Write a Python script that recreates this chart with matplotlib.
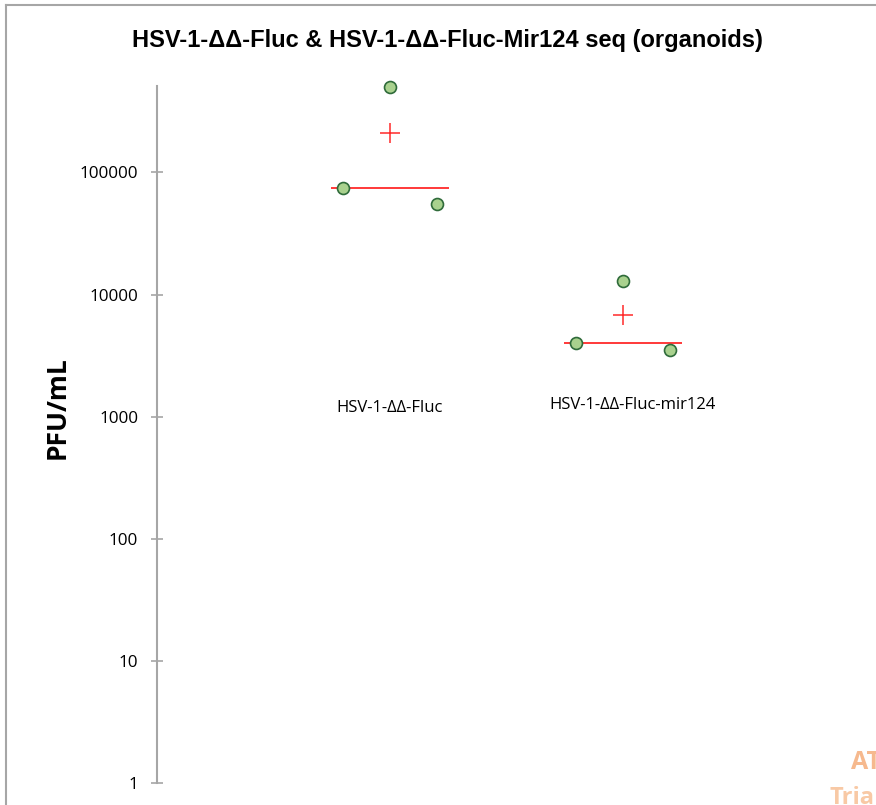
import numpy as np
import matplotlib
matplotlib.use("Agg")
import matplotlib.pyplot as plt
from matplotlib.lines import Line2D
from matplotlib.ticker import FixedLocator, FixedFormatter, NullLocator

plt.rcParams['font.family'] = ['Open Sans', 'DejaVu Sans']

# Data
categories = ["HSV-1-ΔΔ-Fluc", "HSV-1-ΔΔ-Fluc-mir124"]
fluc_pfu = [75000, 500000, 55000]
mir124_pfu = [4000, 13000, 3500]
series = [fluc_pfu, mir124_pfu]
y_ticks = [1, 10, 100, 1000, 10000, 100000]
y_tick_labels = ["1", "10", "100", "1000", "10000", "100000"]

W, H = 876, 805
fig = plt.figure(figsize=(W / 100, H / 100), dpi=100)

# axes placed in pixel units
left_px, right_px, top_px, bottom_px = 157, 856, 86, 783
ax = fig.add_axes([left_px / W, 1 - bottom_px / H,
                   (right_px - left_px) / W, (bottom_px - top_px) / H])
ax.set_yscale('log')
ax.set_ylim(1, 5.1e5)
ax.set_xlim(0, 3)

axis_grey = '#a6a6a6'
for s in ['top', 'right', 'bottom']:
    ax.spines[s].set_visible(False)
ax.spines['left'].set_color(axis_grey)
ax.spines['left'].set_linewidth(1.5)

ax.yaxis.set_major_locator(FixedLocator(y_ticks))
ax.yaxis.set_major_formatter(FixedFormatter(y_tick_labels))
ax.yaxis.set_minor_locator(NullLocator())
ax.tick_params(axis='y', direction='inout', length=9, width=1.2,
               color=axis_grey, labelsize=12.3, labelcolor='#000000', pad=9)
ax.set_xticks([])

offsets = [-0.2, 0.0, 0.2]
for i, vals in enumerate(series):
    xc = i + 1
    xs = [xc + o for o in offsets]
    ax.plot(xs, vals, linestyle='none', marker='o', markersize=8.6,
            markerfacecolor='#a9d18e', markeredgecolor='#2f6b3a',
            markeredgewidth=1.2, clip_on=False, zorder=4)
    med = float(np.median(vals))
    mean = float(np.mean(vals))
    ax.plot([xc - 0.253, xc + 0.253], [med, med], color='#ff2a2a',
            linewidth=1.3, zorder=3, solid_capstyle='butt')
    ax.plot([xc], [mean], linestyle='none', marker='+', markersize=15,
            markeredgewidth=1.1, color='#ff2a2a', zorder=5)

# category labels
label_x = [1.0, 2.04]
label_y = [1180, 1250]
for cat, lx, ly in zip(categories, label_x, label_y):
    ax.text(lx, ly, cat, ha='center', va='center', fontsize=12, color='#000000')

ax.set_ylabel("PFU/mL", fontsize=19, fontweight='bold')
ax.yaxis.set_label_coords(-(left_px - 71) / (right_px - left_px),
                          1 - (408 - top_px) / (bottom_px - top_px))

fig.text(447 / W, 1 - 41 / H, "HSV-1-ΔΔ-Fluc & HSV-1-ΔΔ-Fluc-Mir124 seq (organoids)",
         ha='center', va='center', fontsize=17, fontweight='bold',
         family=['Liberation Sans', 'DejaVu Sans'])

# chart frame (top and left edges)
fig.add_artist(Line2D([6 / W, 6 / W], [0, 1 - 5 / H], transform=fig.transFigure,
                      color='#a6a6a6', linewidth=1.5))
fig.add_artist(Line2D([6 / W, 1], [1 - 5 / H, 1 - 5 / H], transform=fig.transFigure,
                      color='#a6a6a6', linewidth=1.5))

# faint logo in the corner
fig.text(829 / W, 1 - 786 / H, "Tria", ha='left', va='top', fontsize=17,
         fontweight='bold', color='#f8c9a5', family=['Open Sans', 'DejaVu Sans'])
fig.text(851 / W, 1 - 750 / H, "AT", ha='left', va='top', fontsize=18,
         fontweight='bold', color='#f6b98e', family=['Open Sans', 'DejaVu Sans'])

fig.savefig("out.png", dpi=100, facecolor='white')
■ ■ ■ ■ ■ ■ ■
● **Task statement**: Repeat the lines exactly as they stand, from the opening line of the data through the line with "plt.rcParams['font.family'] = ['Open". Pictures stay out of the copy.

● **Exercise answer**:
Write a Python script that recreates this chart with matplotlib.
import numpy as np
import matplotlib
matplotlib.use("Agg")
import matplotlib.pyplot as plt
from matplotlib.lines import Line2D
from matplotlib.ticker import FixedLocator, FixedFormatter, NullLocator

plt.rcParams['font.family'] = ['Open Sans', 'DejaVu Sans']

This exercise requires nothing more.